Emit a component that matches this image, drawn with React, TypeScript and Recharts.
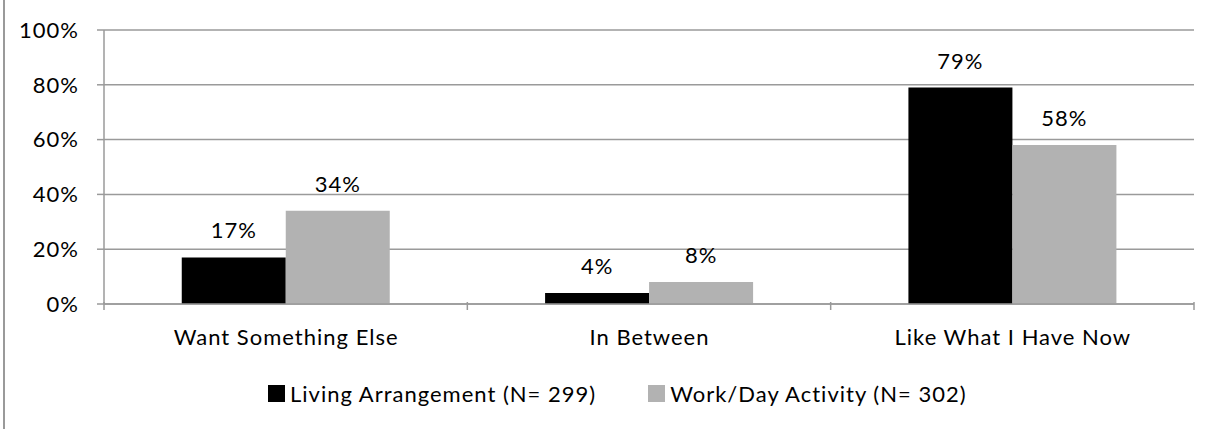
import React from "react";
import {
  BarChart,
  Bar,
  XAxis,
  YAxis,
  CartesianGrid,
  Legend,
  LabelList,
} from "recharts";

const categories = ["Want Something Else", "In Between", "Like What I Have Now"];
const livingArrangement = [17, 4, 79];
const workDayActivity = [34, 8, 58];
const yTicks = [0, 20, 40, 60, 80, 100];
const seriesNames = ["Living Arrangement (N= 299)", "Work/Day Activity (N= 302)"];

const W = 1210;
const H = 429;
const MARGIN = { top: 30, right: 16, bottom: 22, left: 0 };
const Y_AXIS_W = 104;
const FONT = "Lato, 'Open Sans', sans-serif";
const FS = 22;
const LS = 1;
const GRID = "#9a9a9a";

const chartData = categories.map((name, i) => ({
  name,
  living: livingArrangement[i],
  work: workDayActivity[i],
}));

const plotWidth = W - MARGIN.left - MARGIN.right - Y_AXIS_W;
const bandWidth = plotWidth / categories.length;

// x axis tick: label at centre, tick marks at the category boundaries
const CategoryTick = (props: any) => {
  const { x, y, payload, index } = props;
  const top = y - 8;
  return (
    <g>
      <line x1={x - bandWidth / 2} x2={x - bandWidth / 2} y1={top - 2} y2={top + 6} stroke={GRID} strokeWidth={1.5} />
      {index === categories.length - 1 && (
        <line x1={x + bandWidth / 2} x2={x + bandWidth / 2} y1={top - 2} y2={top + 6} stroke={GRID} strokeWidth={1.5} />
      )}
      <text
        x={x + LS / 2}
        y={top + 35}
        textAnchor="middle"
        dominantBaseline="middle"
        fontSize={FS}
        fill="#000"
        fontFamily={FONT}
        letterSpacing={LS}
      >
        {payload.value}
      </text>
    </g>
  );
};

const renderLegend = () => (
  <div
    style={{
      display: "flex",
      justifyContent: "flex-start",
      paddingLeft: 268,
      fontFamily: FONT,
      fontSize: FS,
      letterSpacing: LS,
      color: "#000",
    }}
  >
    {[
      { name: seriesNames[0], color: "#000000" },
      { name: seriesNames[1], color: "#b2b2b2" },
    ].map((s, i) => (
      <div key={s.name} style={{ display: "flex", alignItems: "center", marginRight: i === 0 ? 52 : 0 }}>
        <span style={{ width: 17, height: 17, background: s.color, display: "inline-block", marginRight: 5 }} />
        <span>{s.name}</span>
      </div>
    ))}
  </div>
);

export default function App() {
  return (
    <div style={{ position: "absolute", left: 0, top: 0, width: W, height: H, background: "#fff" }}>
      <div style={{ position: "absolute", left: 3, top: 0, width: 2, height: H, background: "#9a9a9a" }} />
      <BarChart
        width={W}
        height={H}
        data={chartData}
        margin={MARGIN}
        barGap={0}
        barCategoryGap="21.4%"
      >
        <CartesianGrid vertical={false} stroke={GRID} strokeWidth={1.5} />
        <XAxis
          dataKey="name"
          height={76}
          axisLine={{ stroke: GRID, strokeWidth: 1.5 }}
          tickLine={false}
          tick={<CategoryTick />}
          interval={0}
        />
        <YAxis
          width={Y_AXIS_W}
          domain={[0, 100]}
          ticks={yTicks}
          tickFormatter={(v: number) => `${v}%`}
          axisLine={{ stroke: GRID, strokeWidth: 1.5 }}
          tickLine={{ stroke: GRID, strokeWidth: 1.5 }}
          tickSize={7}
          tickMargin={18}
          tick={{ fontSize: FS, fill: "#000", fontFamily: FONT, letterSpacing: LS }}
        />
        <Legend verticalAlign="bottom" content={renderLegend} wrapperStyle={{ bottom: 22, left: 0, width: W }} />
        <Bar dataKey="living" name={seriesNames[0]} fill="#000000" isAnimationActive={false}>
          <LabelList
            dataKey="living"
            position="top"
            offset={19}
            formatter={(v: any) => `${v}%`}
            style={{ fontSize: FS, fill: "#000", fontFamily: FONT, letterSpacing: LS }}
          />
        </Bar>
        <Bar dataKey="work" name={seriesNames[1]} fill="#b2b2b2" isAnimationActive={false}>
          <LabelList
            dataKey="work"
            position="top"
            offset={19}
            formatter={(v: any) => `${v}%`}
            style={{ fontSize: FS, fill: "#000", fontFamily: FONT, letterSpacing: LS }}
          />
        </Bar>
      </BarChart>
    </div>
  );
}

==

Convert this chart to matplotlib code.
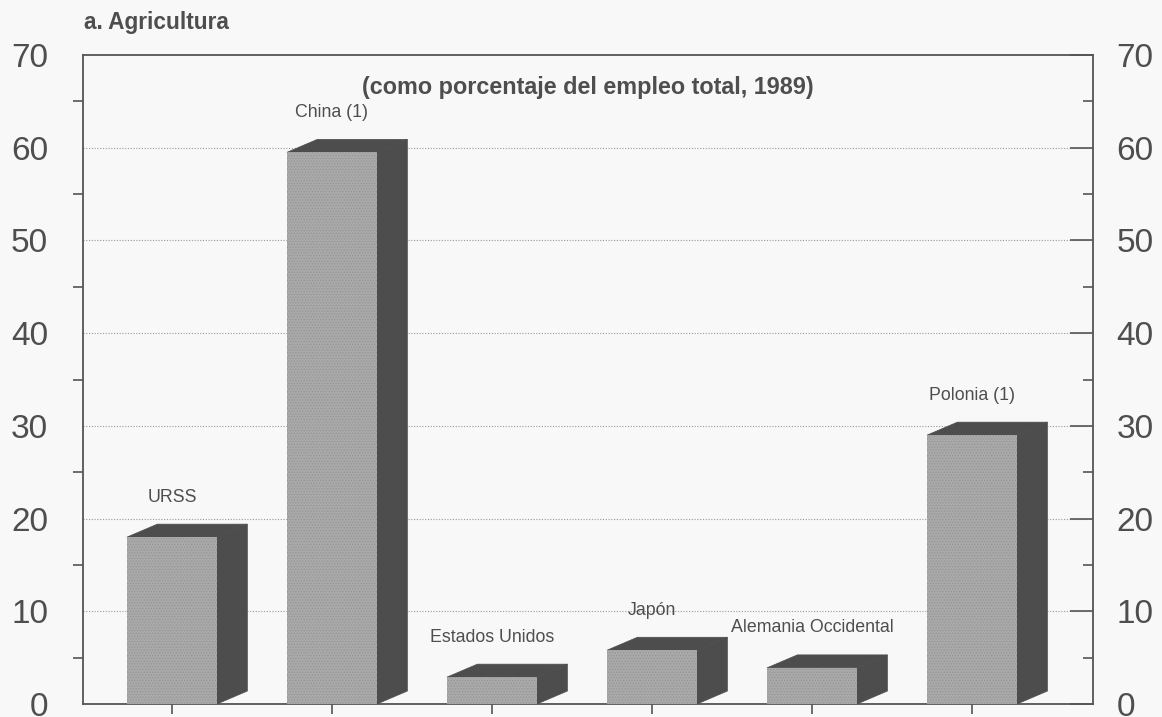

#### [AIM]
What is the number of lines in the data that hold the string "React"? Answer with the number only.

#### [SOLUTION TO THE PROBLEM]
2